ラッセル・ワトソン in concert 2012
水曜日, 10月 24th, 2012ラッセル・ワトソン in Concert 2012 を堪能した。ラッセルさん、何だか歌が巧くなっていた。声はご承知の通り、神様からの贈り物の素敵な美声に変わりはないのだが、彼も30代後半の年齢にさしかかり、いつもスカッシュで鍛えているという胸板の暑さもまして、その美声はさらに円熟の度合いを増し、上質のワインが熟成したかのようだ。
去年5月のコンサートも観たのだが、東日本震災から2ヶ月ということで、ラッセル自身も被災したばかりの私たち日本の観客にどう接してよいか迷っている、そんな少し遠慮がちの公演だったことを覚えている。
昨夜は、秋のオチャードホール全体にラッセルの高音域が響きわたり、空気が振動し、私の耳の鼓膜に届いて一緒に共鳴し、心の琴線に触れるこの瞬間をまた体験できる喜びを味わった。
人間の声や楽器音には、人の心を癒す成分が含まれていて、そのまじり具合によって、いろんな時々の、いろんな人々の、さまざまな心の有り様を、さまざまに癒す効果が音楽にはあると思う。ラッセルの歌声は、ある時、私の心を癒し、つかみ、放さず、とりこにし、とうとう、初来日のオチャードホールで出待ちをさせ、オリジナル曲を作曲し、自分が携わっている仕事のエンディングテーマ曲の歌唱をして頂く、という大それたことを成し遂げさせる力を持っていたのだ。
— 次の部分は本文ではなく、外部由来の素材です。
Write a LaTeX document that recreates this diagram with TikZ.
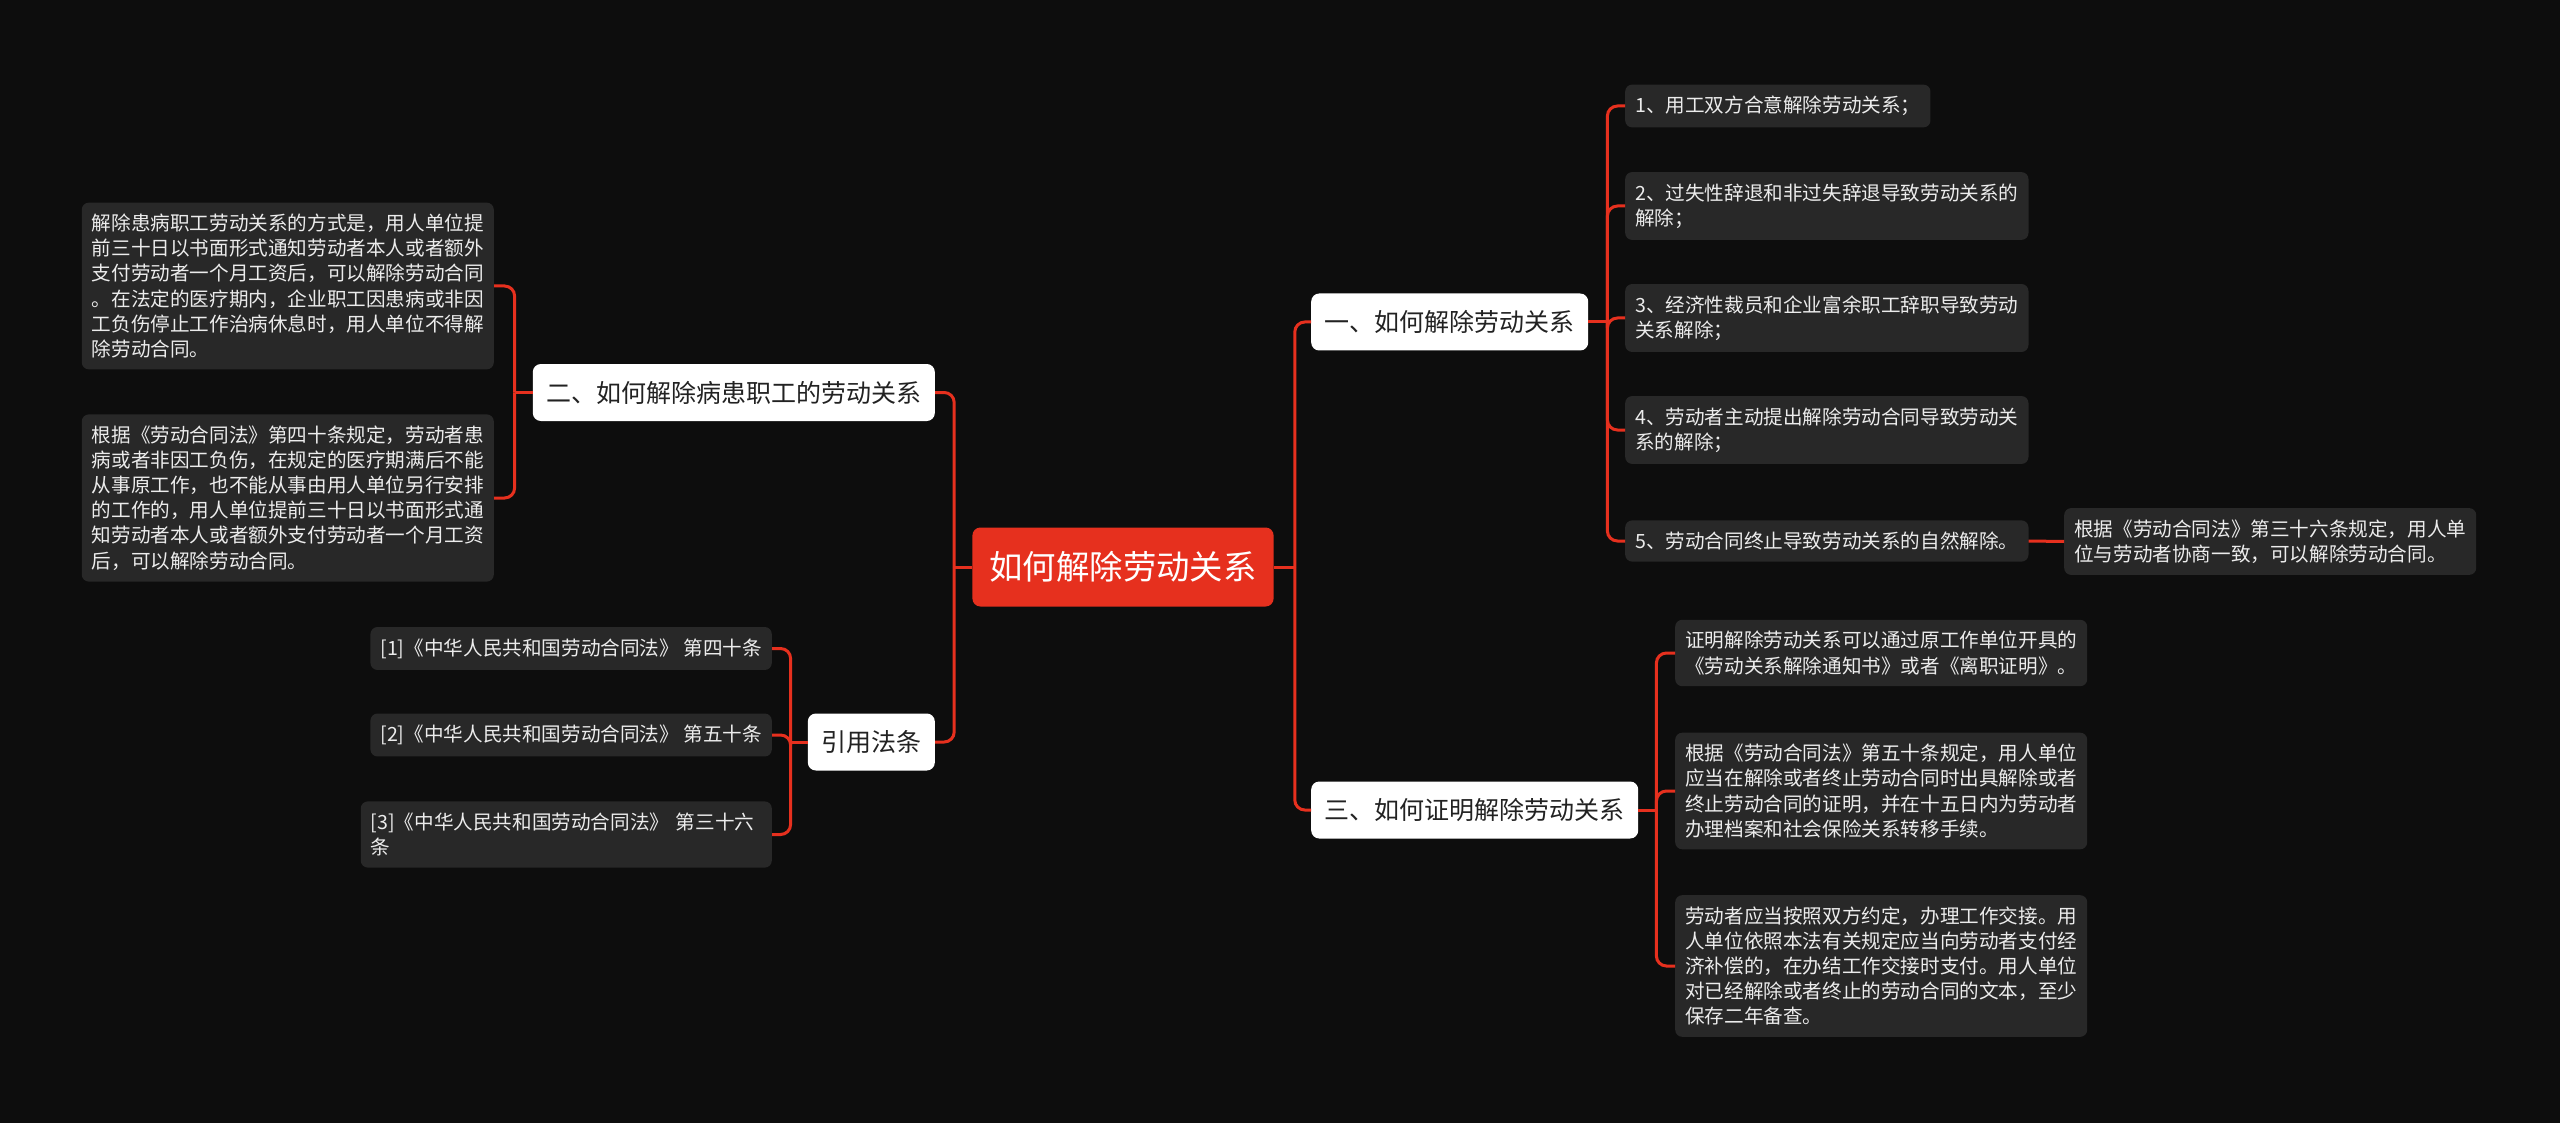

デビューのときは端正な顔立ちのイギリス青年、という印象だったが、昨日のステージ上のラッセルさんは、観客に手を降り、楽譜立てに隠れるふりをするなど、少しおどけたりして、明るく陽気なイタリアのおっさん化していたことを最後に付け加えよう。今後も40代〜50代と、ラッセルの歌、表現がどのように変化してゆくのかを期待できる幸せを噛み締めているところです。